Abstract:
Objectives Due to the existence of toponym aliases or negligence in data production, the same geographic entity possibly has different names in maps of different scales which may contain spelling errors or not match the standard toponym. It brings many inconveniences to multi-scale map visualization and geospatial entity extraction. Therefore, it is necessary to study toponym similarity measure to achieve toponym matching. However, the commonly used similarity measures for Chinese toponym matching currently either only consider the number of overlapping characters without considering character position, or only reflect positional feature. Therefore, our objective is to construct a new similarity measure that can simultaneously reflect both features.
Methods By calculating the positional differences between overlapping characters in two Chinese toponyms, we define a total matching offset representing the degree of positional difference of the overlapping character set.

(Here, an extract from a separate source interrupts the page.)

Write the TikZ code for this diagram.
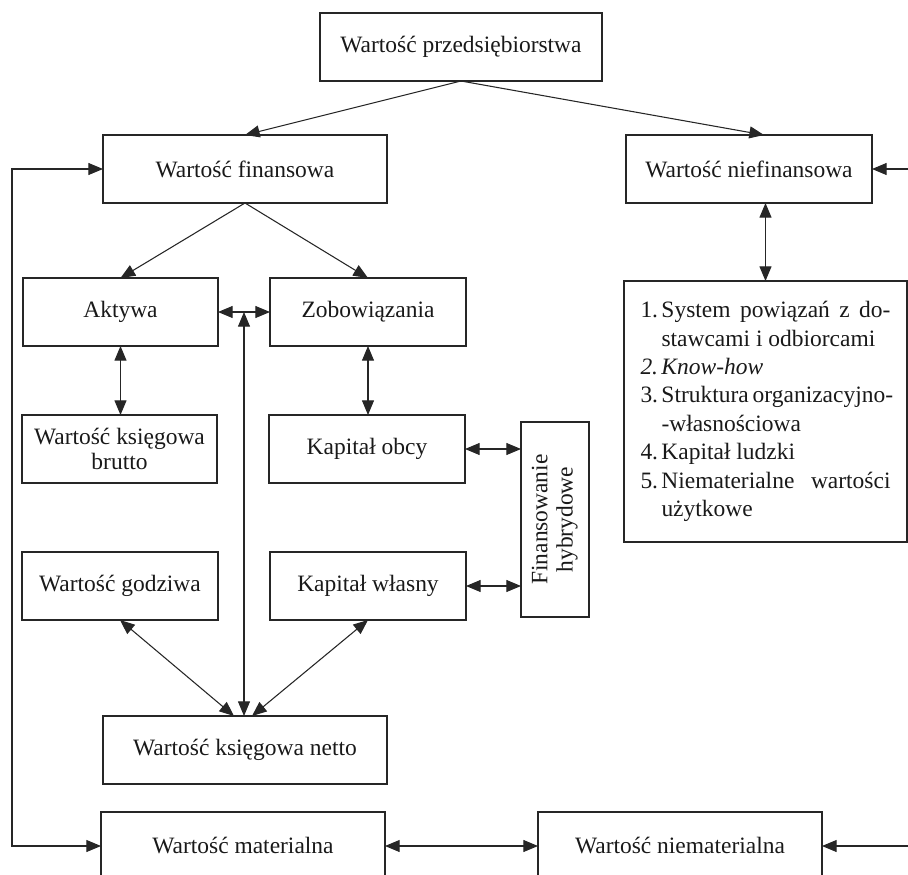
\documentclass[tikz,border=0pt]{standalone}
\usepackage{fontspec}
\usepackage{graphicx}
\setmainfont{Liberation Serif}
\usetikzlibrary{arrows.meta,calc}
\tikzset{
  box/.style 2 args={draw=black!85, line width=0.8pt, minimum width=#1*0.75pt, minimum height=#2*0.75pt,
    inner sep=0pt, outer sep=0pt, align=center, text=black!90,
    font=\fontsize{17.6pt}{18.8pt}\selectfont},
  link/.style={draw=black!85, line width=0.8pt},
  ar/.style={link, -{Triangle[length=11pt,width=9pt]}},
  dar/.style={link, {Triangle[length=11pt,width=9pt]}-{Triangle[length=11pt,width=9pt]}},
}
\begin{document}
\begin{tikzpicture}[x=0.75pt,y=-0.75pt]
\useasboundingbox (0,0) rectangle (908,875);
\clip (0,0) rectangle (908,875);

\node[box={282}{68}] (przed) at (461,47) {Wartość przedsiębiorstwa};
\node[box={284}{68}] (fin) at (245,169) {Wartość finansowa};
\node[box={246}{68}] (nief) at (749,169) {Wartość niefinansowa};
\node[box={195}{68}] (akt) at (120.5,312) {Aktywa};
\node[box={196}{68}] (zob) at (368,312) {Zobowiązania};
\node[box={195}{68}] (brutto) at (119.5,449) {Wartość księgowa\\brutto};
\node[box={196}{68}] (obcy) at (367,449) {Kapitał obcy};
\node[box={196}{68}] (godz) at (120,586) {Wartość godziwa};
\node[box={196}{68}] (wlas) at (368,586) {Kapitał własny};
\node[box={68}{195}] (finh) at (555,519.5) {\rotatebox{90}{\begin{tabular}{@{}c@{}}Finansowanie\\hybrydowe\end{tabular}}};
\node[box={284}{68}] (netto) at (245,750) {Wartość księgowa netto};
\node[box={284}{68}] (mat) at (243,846) {Wartość materialna};
\node[box={284}{68}] (niemat) at (680,846) {Wartość niematerialna};
\node[box={283}{261}, align=left, font=\fontsize{17.6pt}{21.3pt}\selectfont] (list) at (765.5,411.5) {%
\makebox[15.75pt][l]{1.}\makebox[171.75pt][s]{System powiązań z do-}\\
\hspace*{15.75pt}stawcami i odbiorcami\\
\makebox[15.75pt][l]{\itshape 2.}\textit{Know-how}\\
\makebox[15.75pt][l]{3.}\makebox[171.75pt][s]{Struktura organizacyjno-}\\
\hspace*{15.75pt}-własnościowa\\
\makebox[15.75pt][l]{4.}Kapitał ludzki\\
\makebox[15.75pt][l]{5.}\makebox[171.75pt][s]{Niematerialne wartości}\\
\hspace*{15.75pt}użytkowe};

\coordinate (lft) at (12,500);
\coordinate (rt1) at (908,169);
\coordinate (rt2) at (908,846);
\coordinate (vtop) at (244,312);

\draw[ar] (przed.south) -- (fin.north);
\draw[ar] (przed.south) -- ([xshift=11.25pt]nief.north);
\draw[ar] (fin.south) -- (akt.north);
\draw[ar] (fin.south) -- (zob.north);
\draw[ar] (rt1) -- (nief.east);
\draw[ar] (rt2) -- (niemat.east);
\draw[dar] (fin.west) -- (fin.west -| lft) -- (mat.west -| lft) -- (mat.west);
\draw[dar] (akt.east) -- (zob.west);
\draw[dar] (vtop) -- (vtop |- netto.north);
\draw[dar] (akt.south) -- (akt.south |- brutto.north);
\draw[dar] (zob.south) -- (zob.south |- obcy.north);
\draw[dar] (obcy.east) -- (obcy.east -| finh.west);
\draw[dar] (wlas.east) -- (wlas.east -| finh.west);
\draw[dar] (godz.south) -- ([xshift=-8.25pt]netto.north);
\draw[dar] (wlas.south) -- ([xshift=5.25pt]netto.north);
\draw[dar] (mat.east) -- (niemat.west);
\draw[dar] (list.north |- nief.south) -- (list.north);
\end{tikzpicture}
\end{document}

Considering that the impact of non-overlapping characters on the similarity of two toponyms should be greater than that of overlapping characters, we define a total non-matching offset. Then, we define the total offset and offset similarity. For the complex case of overlapping character repetition, we determine the minimum offset principle and design an entire sequential matching scheme. For the complex case of character fragment offset, the sum of offsets for each character in the fragment is replaced by the overall offset of the fragment, making the offset value more reasonable. The total offset satisfies positive definiteness and symmetry, but does not satisfy the triangle inequality, and it is more appropriate to use offset similarity to express toponym similarity.
Results Compared with Jaccard similarity and Levenshtein similarity, the results show that the offset similarity can characterize toponym similarity more finely. It attaches greater importance to character differences, and the similarity decreases significantly when the proportion of overlapping characters decreases. It attaches less importance to pure positional differences, but they can also be reflected in slight differences in similarity values. In the toponym matching experiment, the matching accuracy and running time are 63.64% and 2 940.56 s, both of which are better than the Jaccard similarity and Levenshtein similarity.
Conclusions The offset similarity has significant advantages in the toponym matching scenario. But like other string similarity measures, it is difficult to understand semantics. Further optimization can be explored in terms of algorithmic solutions for handling complex cases, applicability to other languages, and consideration of the semantic structure of toponyms.